• [Exercise description]
Tally the lines that contain the string "produces" and give the number by itself.

### Raw data ###

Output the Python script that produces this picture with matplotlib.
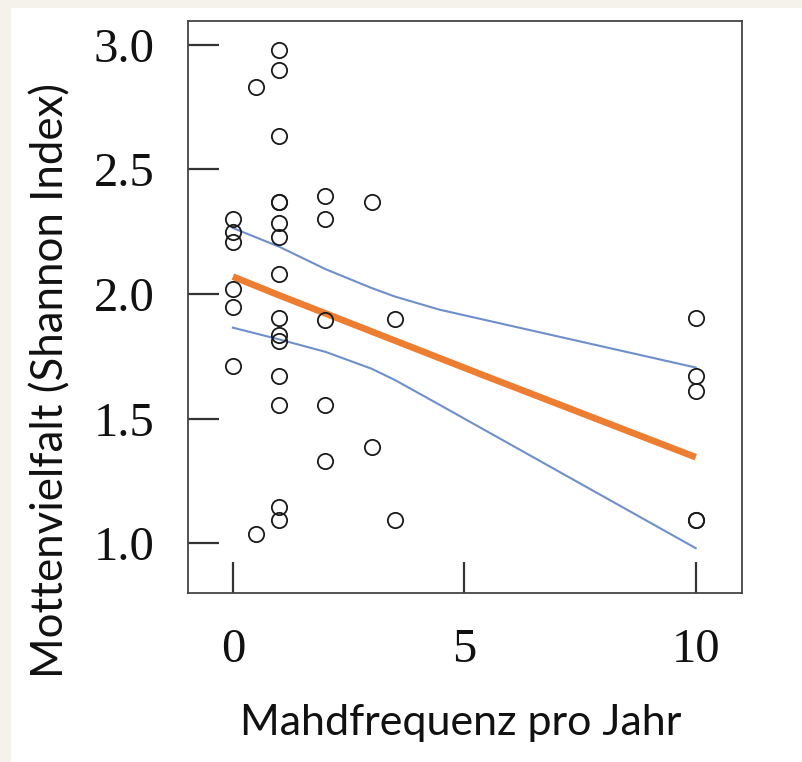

###
### Raw data ###

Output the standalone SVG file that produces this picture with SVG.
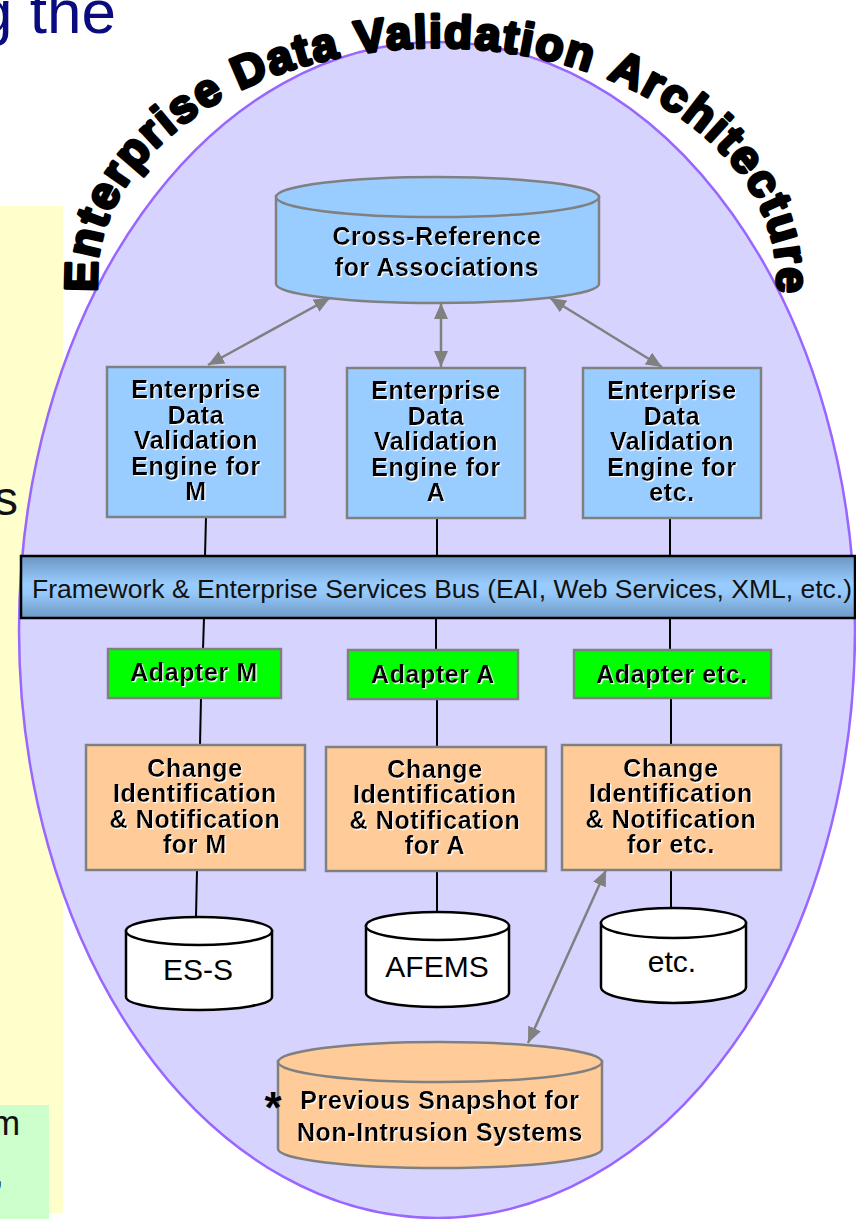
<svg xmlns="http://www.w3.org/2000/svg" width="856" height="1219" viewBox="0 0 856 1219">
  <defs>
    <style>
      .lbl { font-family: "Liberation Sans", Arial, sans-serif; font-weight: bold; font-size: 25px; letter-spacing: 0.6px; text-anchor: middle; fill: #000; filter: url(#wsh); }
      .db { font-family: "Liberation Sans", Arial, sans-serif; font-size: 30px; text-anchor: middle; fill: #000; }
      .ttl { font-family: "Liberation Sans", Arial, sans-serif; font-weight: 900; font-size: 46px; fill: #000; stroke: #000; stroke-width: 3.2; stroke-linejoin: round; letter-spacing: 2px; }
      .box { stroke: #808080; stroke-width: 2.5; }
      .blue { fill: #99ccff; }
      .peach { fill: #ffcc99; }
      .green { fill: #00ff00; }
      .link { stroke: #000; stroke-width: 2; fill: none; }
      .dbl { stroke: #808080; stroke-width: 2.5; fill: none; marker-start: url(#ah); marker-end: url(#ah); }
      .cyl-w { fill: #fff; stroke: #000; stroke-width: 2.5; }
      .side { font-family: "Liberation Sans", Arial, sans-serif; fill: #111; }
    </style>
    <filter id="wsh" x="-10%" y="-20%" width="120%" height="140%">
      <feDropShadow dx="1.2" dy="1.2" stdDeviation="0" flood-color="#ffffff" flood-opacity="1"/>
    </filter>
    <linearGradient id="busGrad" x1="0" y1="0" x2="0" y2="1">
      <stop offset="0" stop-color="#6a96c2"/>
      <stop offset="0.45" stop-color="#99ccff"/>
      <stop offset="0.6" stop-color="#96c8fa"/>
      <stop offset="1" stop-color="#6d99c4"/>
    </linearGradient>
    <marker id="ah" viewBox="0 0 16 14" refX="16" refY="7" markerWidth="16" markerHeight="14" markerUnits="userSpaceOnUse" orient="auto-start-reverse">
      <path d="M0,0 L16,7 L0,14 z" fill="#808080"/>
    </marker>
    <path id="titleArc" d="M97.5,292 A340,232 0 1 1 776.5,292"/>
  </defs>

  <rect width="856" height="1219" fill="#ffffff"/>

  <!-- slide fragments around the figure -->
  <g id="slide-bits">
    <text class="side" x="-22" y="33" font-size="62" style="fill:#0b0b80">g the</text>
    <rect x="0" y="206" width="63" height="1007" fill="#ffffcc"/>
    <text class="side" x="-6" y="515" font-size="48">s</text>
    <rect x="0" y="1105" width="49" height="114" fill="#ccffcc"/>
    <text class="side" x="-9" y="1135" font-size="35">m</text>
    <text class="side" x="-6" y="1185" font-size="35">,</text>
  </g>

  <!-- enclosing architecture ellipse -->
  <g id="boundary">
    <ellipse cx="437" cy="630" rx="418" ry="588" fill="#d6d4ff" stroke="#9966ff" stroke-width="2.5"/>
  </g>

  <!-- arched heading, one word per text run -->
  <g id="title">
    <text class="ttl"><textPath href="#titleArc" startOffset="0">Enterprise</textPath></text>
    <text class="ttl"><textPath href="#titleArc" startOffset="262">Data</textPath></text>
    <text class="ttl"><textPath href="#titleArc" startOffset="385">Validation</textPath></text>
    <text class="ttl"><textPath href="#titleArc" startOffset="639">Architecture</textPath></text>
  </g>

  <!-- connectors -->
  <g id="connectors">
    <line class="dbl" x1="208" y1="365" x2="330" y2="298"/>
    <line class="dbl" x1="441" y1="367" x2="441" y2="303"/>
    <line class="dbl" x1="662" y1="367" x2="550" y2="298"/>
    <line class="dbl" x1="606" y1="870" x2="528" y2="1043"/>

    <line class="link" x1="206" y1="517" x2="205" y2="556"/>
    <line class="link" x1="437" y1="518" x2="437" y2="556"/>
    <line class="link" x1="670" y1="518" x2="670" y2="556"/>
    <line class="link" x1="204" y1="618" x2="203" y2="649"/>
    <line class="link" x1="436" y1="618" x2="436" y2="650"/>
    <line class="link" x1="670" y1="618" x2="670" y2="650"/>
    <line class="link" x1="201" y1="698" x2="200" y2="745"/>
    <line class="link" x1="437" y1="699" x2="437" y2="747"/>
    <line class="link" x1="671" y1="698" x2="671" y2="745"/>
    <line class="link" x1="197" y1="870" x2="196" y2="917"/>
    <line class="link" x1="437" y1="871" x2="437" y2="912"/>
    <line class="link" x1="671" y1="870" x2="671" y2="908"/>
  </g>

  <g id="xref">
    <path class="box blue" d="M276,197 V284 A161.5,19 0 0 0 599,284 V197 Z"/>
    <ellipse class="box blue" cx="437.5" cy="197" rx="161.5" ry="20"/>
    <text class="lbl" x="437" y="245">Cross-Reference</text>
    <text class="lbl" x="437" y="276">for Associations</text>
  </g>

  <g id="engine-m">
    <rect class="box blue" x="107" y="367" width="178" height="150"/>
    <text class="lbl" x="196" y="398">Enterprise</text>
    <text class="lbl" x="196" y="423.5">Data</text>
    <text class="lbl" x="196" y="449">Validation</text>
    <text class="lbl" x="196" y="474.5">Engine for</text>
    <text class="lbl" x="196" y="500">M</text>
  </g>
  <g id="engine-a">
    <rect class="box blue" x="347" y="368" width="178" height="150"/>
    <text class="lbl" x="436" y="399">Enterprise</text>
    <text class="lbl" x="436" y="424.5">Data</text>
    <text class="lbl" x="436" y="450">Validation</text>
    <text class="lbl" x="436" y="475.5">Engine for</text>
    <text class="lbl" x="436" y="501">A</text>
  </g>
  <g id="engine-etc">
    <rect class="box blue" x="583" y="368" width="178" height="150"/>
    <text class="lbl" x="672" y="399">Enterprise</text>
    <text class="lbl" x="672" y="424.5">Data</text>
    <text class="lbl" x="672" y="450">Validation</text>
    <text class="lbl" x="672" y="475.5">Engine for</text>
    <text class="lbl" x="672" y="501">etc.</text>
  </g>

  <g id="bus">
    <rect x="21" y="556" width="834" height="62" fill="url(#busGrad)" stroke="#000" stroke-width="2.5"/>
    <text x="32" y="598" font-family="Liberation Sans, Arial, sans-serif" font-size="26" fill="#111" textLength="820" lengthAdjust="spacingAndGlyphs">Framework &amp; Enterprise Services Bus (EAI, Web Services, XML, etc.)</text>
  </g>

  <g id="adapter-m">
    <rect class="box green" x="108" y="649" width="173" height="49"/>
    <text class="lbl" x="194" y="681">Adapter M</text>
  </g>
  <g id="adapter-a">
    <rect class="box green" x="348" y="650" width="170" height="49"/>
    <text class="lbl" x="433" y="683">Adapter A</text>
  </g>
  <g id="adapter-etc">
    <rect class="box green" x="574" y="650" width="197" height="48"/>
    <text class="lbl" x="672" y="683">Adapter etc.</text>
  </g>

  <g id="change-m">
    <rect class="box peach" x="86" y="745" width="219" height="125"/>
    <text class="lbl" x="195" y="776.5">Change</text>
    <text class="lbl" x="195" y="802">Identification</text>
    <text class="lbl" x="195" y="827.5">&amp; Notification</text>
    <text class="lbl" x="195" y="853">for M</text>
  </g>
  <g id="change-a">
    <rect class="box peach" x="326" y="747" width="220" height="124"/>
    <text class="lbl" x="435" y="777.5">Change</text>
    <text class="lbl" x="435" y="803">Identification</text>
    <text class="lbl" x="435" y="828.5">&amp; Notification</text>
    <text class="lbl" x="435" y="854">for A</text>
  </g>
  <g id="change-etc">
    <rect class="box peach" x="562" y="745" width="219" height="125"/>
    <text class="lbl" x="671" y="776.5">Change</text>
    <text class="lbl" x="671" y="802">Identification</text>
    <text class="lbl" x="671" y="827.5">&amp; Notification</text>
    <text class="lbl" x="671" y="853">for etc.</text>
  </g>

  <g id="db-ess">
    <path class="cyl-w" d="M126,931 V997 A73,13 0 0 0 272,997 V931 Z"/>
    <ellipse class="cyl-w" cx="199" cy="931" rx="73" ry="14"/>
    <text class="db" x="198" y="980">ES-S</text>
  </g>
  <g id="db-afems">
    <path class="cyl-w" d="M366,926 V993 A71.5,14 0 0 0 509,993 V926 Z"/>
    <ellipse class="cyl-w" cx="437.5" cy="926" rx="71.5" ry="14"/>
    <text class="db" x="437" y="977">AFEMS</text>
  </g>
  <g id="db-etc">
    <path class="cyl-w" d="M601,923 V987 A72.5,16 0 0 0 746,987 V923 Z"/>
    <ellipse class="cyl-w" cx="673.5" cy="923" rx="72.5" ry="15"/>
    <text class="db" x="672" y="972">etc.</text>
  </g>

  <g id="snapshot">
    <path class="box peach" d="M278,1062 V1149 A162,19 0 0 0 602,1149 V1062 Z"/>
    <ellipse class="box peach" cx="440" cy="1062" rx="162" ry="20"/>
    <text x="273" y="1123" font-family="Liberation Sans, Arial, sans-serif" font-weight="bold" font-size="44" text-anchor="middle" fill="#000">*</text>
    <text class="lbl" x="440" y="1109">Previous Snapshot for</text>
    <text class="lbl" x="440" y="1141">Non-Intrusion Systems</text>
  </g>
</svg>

###

• [Response to the exercise]
2